● **Records**
## START

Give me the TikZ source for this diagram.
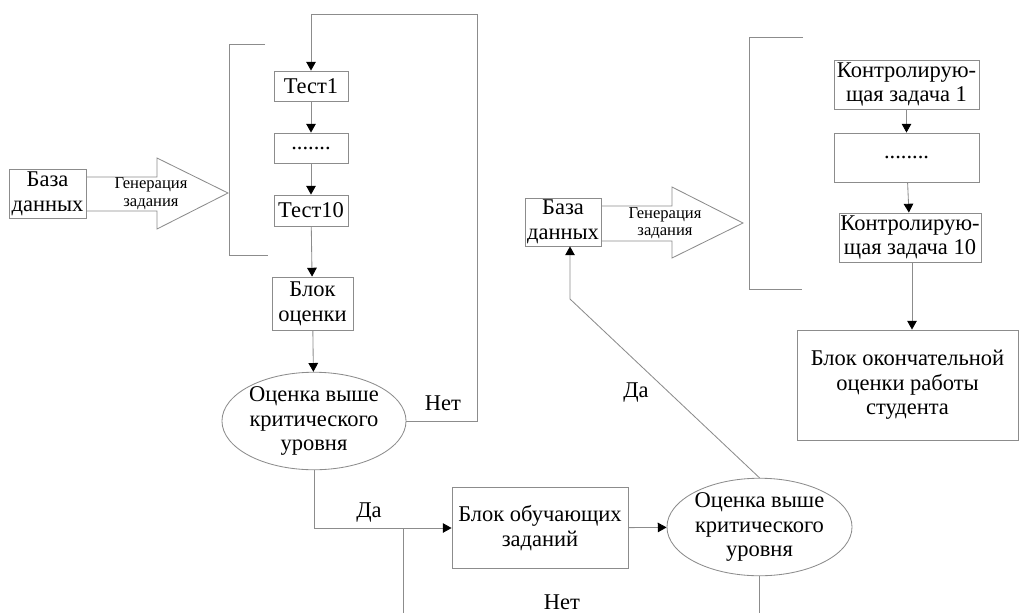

## END
## START

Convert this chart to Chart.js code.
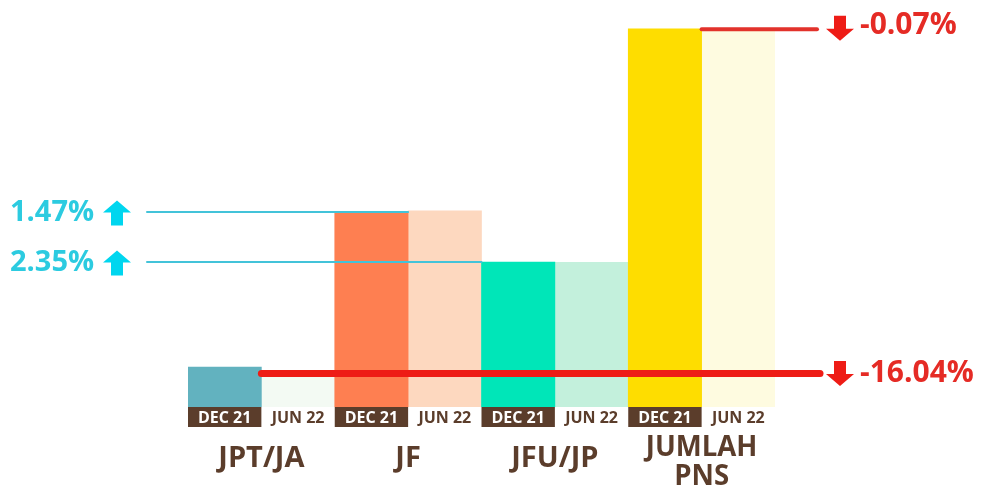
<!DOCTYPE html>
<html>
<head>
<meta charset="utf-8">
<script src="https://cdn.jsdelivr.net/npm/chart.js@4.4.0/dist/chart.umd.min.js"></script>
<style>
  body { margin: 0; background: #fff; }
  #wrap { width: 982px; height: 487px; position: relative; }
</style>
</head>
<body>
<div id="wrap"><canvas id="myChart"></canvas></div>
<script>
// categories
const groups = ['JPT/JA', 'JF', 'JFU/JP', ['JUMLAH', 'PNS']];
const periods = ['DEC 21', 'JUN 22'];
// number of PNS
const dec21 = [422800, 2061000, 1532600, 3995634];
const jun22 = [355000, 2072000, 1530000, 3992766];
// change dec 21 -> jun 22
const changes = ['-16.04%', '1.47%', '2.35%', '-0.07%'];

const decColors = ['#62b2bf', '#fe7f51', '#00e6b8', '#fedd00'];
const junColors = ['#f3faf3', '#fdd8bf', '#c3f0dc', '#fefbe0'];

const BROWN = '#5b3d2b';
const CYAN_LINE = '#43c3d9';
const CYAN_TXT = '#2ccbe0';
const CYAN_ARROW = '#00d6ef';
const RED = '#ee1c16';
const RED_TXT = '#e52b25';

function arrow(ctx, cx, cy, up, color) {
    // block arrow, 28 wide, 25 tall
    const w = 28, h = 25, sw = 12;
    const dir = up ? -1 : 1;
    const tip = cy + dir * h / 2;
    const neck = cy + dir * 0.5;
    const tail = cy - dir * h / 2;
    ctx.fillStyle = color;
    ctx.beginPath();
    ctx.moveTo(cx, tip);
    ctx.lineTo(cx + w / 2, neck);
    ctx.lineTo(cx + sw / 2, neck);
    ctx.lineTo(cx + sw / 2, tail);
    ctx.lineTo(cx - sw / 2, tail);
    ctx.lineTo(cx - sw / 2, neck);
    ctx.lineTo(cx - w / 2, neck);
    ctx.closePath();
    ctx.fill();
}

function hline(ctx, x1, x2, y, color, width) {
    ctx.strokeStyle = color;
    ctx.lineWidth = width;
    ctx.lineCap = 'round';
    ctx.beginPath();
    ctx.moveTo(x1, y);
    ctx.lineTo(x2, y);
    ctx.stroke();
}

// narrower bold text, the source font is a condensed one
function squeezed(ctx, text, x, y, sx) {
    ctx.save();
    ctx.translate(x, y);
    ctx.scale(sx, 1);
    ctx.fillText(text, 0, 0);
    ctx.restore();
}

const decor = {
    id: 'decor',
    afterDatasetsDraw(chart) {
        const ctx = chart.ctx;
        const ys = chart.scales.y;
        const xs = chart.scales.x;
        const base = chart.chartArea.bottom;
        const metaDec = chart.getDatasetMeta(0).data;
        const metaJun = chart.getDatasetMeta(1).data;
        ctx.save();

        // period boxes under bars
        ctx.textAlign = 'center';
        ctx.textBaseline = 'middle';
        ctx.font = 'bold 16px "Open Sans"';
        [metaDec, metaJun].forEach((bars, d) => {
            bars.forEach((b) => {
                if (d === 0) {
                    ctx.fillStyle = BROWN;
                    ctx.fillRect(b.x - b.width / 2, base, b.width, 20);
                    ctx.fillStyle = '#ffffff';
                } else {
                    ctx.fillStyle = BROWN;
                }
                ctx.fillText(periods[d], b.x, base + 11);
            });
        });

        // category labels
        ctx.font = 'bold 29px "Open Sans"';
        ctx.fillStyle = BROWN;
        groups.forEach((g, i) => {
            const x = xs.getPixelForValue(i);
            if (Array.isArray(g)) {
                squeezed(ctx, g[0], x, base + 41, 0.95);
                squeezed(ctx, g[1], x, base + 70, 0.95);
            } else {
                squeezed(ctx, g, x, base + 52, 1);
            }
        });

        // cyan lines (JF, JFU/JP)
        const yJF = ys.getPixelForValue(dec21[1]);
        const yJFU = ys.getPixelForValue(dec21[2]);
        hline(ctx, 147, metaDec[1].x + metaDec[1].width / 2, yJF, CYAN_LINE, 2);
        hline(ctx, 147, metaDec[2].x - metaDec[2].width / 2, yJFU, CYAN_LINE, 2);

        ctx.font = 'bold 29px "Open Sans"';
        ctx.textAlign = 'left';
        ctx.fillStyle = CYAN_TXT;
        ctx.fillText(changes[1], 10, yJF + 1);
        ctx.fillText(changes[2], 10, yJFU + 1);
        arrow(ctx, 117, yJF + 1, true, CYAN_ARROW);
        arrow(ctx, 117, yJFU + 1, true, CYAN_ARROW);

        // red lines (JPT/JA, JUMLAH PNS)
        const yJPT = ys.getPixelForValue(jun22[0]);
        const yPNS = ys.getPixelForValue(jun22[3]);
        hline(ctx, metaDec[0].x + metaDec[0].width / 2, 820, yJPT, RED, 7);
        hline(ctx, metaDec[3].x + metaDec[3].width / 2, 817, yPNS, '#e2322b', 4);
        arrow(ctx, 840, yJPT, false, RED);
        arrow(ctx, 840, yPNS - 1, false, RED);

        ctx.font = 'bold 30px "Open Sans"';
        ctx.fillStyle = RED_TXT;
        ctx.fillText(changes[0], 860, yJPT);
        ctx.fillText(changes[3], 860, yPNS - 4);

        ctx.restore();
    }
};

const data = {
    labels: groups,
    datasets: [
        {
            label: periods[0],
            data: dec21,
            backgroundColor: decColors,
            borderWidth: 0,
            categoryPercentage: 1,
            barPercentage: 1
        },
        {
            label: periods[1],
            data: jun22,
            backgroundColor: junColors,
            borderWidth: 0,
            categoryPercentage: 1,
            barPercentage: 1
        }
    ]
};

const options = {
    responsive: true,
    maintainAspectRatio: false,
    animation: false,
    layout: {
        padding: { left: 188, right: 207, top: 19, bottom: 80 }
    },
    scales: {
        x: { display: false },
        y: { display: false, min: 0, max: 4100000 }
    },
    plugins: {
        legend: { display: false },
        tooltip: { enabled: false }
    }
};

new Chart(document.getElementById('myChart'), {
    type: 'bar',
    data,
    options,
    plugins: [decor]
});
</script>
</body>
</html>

## END

● **Task objective**
Reproduce the entries exactly, from the line with "Convert this chart to Chart.js code." to the line with "const changes = ['-16.04%', '1.47%', '2.35%', '-0.07%'];", both lines included, keeping no pictures.

● **Response**
Convert this chart to Chart.js code.
<!DOCTYPE html>
<html>
<head>
<meta charset="utf-8">
<script src="https://cdn.jsdelivr.net/npm/chart.js@4.4.0/dist/chart.umd.min.js"></script>
<style>
  body { margin: 0; background: #fff; }
  #wrap { width: 982px; height: 487px; position: relative; }
</style>
</head>
<body>
<div id="wrap"><canvas id="myChart"></canvas></div>
<script>
// categories
const groups = ['JPT/JA', 'JF', 'JFU/JP', ['JUMLAH', 'PNS']];
const periods = ['DEC 21', 'JUN 22'];
// number of PNS
const dec21 = [422800, 2061000, 1532600, 3995634];
const jun22 = [355000, 2072000, 1530000, 3992766];
// change dec 21 -> jun 22
const changes = ['-16.04%', '1.47%', '2.35%', '-0.07%'];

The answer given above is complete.